> Recorded data:
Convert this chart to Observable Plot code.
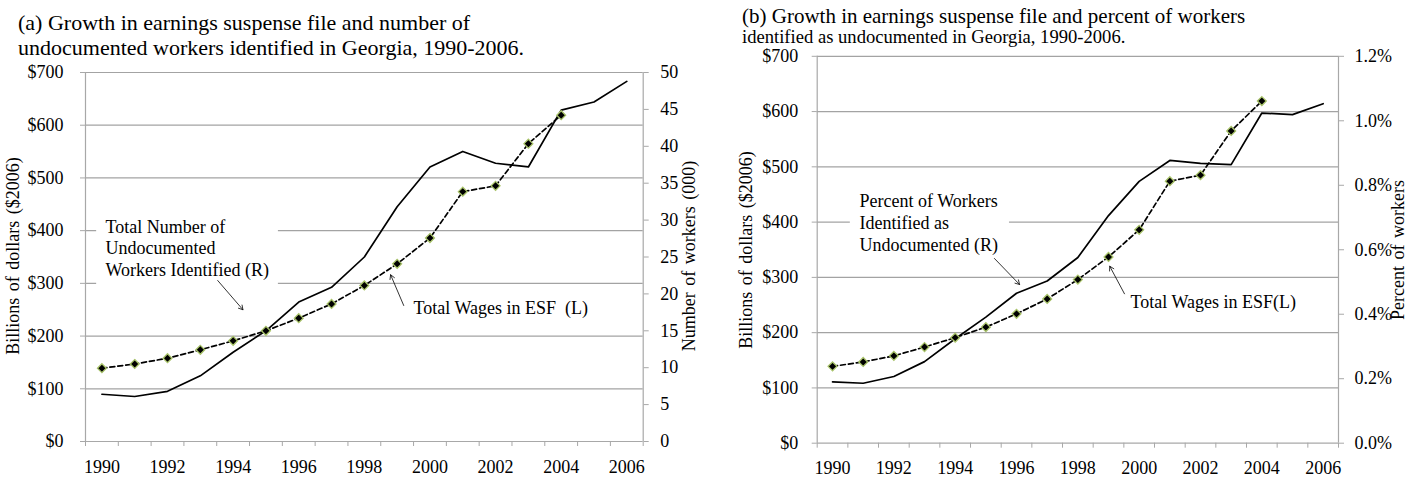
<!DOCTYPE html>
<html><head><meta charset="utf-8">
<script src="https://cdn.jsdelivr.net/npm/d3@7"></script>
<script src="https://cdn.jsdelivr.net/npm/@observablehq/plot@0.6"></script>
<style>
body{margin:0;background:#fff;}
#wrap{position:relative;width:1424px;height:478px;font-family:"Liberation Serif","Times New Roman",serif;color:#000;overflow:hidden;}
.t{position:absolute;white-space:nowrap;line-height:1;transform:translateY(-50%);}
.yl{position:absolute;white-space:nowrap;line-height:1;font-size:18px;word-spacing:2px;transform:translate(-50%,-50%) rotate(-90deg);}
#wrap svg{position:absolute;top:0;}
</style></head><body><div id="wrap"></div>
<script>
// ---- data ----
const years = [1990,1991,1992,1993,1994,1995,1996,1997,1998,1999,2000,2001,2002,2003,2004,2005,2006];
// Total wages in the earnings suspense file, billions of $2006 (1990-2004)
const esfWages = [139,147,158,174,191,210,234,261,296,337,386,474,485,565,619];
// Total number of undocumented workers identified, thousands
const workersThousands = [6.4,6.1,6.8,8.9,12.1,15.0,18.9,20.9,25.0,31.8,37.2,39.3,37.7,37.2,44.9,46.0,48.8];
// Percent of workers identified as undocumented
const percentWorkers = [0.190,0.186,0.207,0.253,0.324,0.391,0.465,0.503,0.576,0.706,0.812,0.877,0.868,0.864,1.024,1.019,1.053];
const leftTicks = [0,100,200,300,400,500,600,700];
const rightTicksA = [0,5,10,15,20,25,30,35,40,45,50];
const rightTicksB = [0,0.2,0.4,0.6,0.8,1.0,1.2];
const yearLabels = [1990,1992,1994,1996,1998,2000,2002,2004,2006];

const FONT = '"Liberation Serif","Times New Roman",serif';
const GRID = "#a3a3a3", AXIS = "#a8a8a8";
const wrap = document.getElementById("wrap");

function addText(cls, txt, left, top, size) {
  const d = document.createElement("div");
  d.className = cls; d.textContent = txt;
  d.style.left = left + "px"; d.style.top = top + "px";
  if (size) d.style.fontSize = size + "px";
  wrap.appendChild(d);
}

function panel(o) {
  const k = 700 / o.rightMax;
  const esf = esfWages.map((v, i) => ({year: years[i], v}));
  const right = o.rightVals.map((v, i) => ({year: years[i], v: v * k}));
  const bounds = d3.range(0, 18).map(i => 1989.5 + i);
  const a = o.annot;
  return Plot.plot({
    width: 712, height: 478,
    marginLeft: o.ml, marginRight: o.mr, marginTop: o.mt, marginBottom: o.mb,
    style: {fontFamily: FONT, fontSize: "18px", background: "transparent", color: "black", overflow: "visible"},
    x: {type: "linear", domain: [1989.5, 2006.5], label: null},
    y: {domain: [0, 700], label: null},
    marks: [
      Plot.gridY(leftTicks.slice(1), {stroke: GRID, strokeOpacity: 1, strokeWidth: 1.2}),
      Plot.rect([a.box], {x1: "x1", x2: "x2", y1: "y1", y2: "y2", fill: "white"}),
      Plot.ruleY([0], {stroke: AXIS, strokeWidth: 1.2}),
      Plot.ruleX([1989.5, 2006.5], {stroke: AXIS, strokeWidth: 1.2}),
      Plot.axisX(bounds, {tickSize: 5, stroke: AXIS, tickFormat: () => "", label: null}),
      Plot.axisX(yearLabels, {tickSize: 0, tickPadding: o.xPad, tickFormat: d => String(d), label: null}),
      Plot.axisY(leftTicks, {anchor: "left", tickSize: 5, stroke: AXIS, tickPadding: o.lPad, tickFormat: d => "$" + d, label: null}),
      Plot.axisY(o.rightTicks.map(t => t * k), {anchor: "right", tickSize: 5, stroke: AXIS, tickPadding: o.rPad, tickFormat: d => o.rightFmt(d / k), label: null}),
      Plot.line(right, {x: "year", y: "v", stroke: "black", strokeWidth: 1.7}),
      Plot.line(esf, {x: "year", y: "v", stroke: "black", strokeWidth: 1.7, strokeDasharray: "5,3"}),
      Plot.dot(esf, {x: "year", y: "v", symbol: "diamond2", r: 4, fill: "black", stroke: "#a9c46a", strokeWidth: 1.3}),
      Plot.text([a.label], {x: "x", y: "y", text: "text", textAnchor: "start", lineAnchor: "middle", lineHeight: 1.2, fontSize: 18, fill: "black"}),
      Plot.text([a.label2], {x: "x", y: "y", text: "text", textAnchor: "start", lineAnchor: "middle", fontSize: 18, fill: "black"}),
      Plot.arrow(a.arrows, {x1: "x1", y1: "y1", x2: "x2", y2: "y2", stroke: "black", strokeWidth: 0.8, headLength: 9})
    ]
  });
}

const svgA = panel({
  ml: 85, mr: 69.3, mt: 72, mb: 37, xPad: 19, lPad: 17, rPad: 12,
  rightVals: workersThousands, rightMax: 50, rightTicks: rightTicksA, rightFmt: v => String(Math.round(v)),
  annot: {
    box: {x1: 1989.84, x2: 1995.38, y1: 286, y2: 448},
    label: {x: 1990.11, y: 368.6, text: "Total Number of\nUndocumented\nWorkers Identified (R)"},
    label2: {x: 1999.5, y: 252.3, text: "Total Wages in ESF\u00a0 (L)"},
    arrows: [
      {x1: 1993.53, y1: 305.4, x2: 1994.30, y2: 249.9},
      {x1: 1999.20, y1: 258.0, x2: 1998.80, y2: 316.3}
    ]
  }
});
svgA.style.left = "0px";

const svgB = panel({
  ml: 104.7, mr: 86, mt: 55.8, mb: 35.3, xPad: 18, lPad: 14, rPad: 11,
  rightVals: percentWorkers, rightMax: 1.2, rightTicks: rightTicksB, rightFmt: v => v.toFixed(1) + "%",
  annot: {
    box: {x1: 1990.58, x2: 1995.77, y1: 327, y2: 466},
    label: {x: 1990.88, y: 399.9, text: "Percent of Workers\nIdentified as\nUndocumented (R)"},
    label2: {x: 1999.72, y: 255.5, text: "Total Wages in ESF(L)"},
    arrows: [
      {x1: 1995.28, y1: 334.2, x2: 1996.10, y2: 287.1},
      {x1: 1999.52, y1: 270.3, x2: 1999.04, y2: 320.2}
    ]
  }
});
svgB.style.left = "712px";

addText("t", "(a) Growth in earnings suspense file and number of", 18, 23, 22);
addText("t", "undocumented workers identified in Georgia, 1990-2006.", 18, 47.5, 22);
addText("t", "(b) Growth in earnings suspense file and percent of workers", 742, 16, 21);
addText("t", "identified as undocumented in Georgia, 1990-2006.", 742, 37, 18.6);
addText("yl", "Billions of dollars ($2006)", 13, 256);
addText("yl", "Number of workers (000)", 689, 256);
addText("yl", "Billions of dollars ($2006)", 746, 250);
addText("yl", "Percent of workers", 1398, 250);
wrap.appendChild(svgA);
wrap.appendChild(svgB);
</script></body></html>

> Do this:
Write out the material above again, word for word, minus its pictures.

> Solution:
Convert this chart to Observable Plot code.
<!DOCTYPE html>
<html><head><meta charset="utf-8">
<script src="https://cdn.jsdelivr.net/npm/d3@7"></script>
<script src="https://cdn.jsdelivr.net/npm/@observablehq/plot@0.6"></script>
<style>
body{margin:0;background:#fff;}
#wrap{position:relative;width:1424px;height:478px;font-family:"Liberation Serif","Times New Roman",serif;color:#000;overflow:hidden;}
.t{position:absolute;white-space:nowrap;line-height:1;transform:translateY(-50%);}
.yl{position:absolute;white-space:nowrap;line-height:1;font-size:18px;word-spacing:2px;transform:translate(-50%,-50%) rotate(-90deg);}
#wrap svg{position:absolute;top:0;}
</style></head><body><div id="wrap"></div>
<script>
// ---- data ----
const years = [1990,1991,1992,1993,1994,1995,1996,1997,1998,1999,2000,2001,2002,2003,2004,2005,2006];
// Total wages in the earnings suspense file, billions of $2006 (1990-2004)
const esfWages = [139,147,158,174,191,210,234,261,296,337,386,474,485,565,619];
// Total number of undocumented workers identified, thousands
const workersThousands = [6.4,6.1,6.8,8.9,12.1,15.0,18.9,20.9,25.0,31.8,37.2,39.3,37.7,37.2,44.9,46.0,48.8];
// Percent of workers identified as undocumented
const percentWorkers = [0.190,0.186,0.207,0.253,0.324,0.391,0.465,0.503,0.576,0.706,0.812,0.877,0.868,0.864,1.024,1.019,1.053];
const leftTicks = [0,100,200,300,400,500,600,700];
const rightTicksA = [0,5,10,15,20,25,30,35,40,45,50];
const rightTicksB = [0,0.2,0.4,0.6,0.8,1.0,1.2];
const yearLabels = [1990,1992,1994,1996,1998,2000,2002,2004,2006];

const FONT = '"Liberation Serif","Times New Roman",serif';
const GRID = "#a3a3a3", AXIS = "#a8a8a8";
const wrap = document.getElementById("wrap");

function addText(cls, txt, left, top, size) {
  const d = document.createElement("div");
  d.className = cls; d.textContent = txt;
  d.style.left = left + "px"; d.style.top = top + "px";
  if (size) d.style.fontSize = size + "px";
  wrap.appendChild(d);
}

function panel(o) {
  const k = 700 / o.rightMax;
  const esf = esfWages.map((v, i) => ({year: years[i], v}));
  const right = o.rightVals.map((v, i) => ({year: years[i], v: v * k}));
  const bounds = d3.range(0, 18).map(i => 1989.5 + i);
  const a = o.annot;
  return Plot.plot({
    width: 712, height: 478,
    marginLeft: o.ml, marginRight: o.mr, marginTop: o.mt, marginBottom: o.mb,
    style: {fontFamily: FONT, fontSize: "18px", background: "transparent", color: "black", overflow: "visible"},
    x: {type: "linear", domain: [1989.5, 2006.5], label: null},
    y: {domain: [0, 700], label: null},
    marks: [
      Plot.gridY(leftTicks.slice(1), {stroke: GRID, strokeOpacity: 1, strokeWidth: 1.2}),
      Plot.rect([a.box], {x1: "x1", x2: "x2", y1: "y1", y2: "y2", fill: "white"}),
      Plot.ruleY([0], {stroke: AXIS, strokeWidth: 1.2}),
      Plot.ruleX([1989.5, 2006.5], {stroke: AXIS, strokeWidth: 1.2}),
      Plot.axisX(bounds, {tickSize: 5, stroke: AXIS, tickFormat: () => "", label: null}),
      Plot.axisX(yearLabels, {tickSize: 0, tickPadding: o.xPad, tickFormat: d => String(d), label: null}),
      Plot.axisY(leftTicks, {anchor: "left", tickSize: 5, stroke: AXIS, tickPadding: o.lPad, tickFormat: d => "$" + d, label: null}),
      Plot.axisY(o.rightTicks.map(t => t * k), {anchor: "right", tickSize: 5, stroke: AXIS, tickPadding: o.rPad, tickFormat: d => o.rightFmt(d / k), label: null}),
      Plot.line(right, {x: "year", y: "v", stroke: "black", strokeWidth: 1.7}),
      Plot.line(esf, {x: "year", y: "v", stroke: "black", strokeWidth: 1.7, strokeDasharray: "5,3"}),
      Plot.dot(esf, {x: "year", y: "v", symbol: "diamond2", r: 4, fill: "black", stroke: "#a9c46a", strokeWidth: 1.3}),
      Plot.text([a.label], {x: "x", y: "y", text: "text", textAnchor: "start", lineAnchor: "middle", lineHeight: 1.2, fontSize: 18, fill: "black"}),
      Plot.text([a.label2], {x: "x", y: "y", text: "text", textAnchor: "start", lineAnchor: "middle", fontSize: 18, fill: "black"}),
      Plot.arrow(a.arrows, {x1: "x1", y1: "y1", x2: "x2", y2: "y2", stroke: "black", strokeWidth: 0.8, headLength: 9})
    ]
  });
}

const svgA = panel({
  ml: 85, mr: 69.3, mt: 72, mb: 37, xPad: 19, lPad: 17, rPad: 12,
  rightVals: workersThousands, rightMax: 50, rightTicks: rightTicksA, rightFmt: v => String(Math.round(v)),
  annot: {
    box: {x1: 1989.84, x2: 1995.38, y1: 286, y2: 448},
    label: {x: 1990.11, y: 368.6, text: "Total Number of\nUndocumented\nWorkers Identified (R)"},
    label2: {x: 1999.5, y: 252.3, text: "Total Wages in ESF\u00a0 (L)"},
    arrows: [
      {x1: 1993.53, y1: 305.4, x2: 1994.30, y2: 249.9},
      {x1: 1999.20, y1: 258.0, x2: 1998.80, y2: 316.3}
    ]
  }
});
svgA.style.left = "0px";

const svgB = panel({
  ml: 104.7, mr: 86, mt: 55.8, mb: 35.3, xPad: 18, lPad: 14, rPad: 11,
  rightVals: percentWorkers, rightMax: 1.2, rightTicks: rightTicksB, rightFmt: v => v.toFixed(1) + "%",
  annot: {
    box: {x1: 1990.58, x2: 1995.77, y1: 327, y2: 466},
    label: {x: 1990.88, y: 399.9, text: "Percent of Workers\nIdentified as\nUndocumented (R)"},
    label2: {x: 1999.72, y: 255.5, text: "Total Wages in ESF(L)"},
    arrows: [
      {x1: 1995.28, y1: 334.2, x2: 1996.10, y2: 287.1},
      {x1: 1999.52, y1: 270.3, x2: 1999.04, y2: 320.2}
    ]
  }
});
svgB.style.left = "712px";

addText("t", "(a) Growth in earnings suspense file and number of", 18, 23, 22);
addText("t", "undocumented workers identified in Georgia, 1990-2006.", 18, 47.5, 22);
addText("t", "(b) Growth in earnings suspense file and percent of workers", 742, 16, 21);
addText("t", "identified as undocumented in Georgia, 1990-2006.", 742, 37, 18.6);
addText("yl", "Billions of dollars ($2006)", 13, 256);
addText("yl", "Number of workers (000)", 689, 256);
addText("yl", "Billions of dollars ($2006)", 746, 250);
addText("yl", "Percent of workers", 1398, 250);
wrap.appendChild(svgA);
wrap.appendChild(svgB);
</script></body></html>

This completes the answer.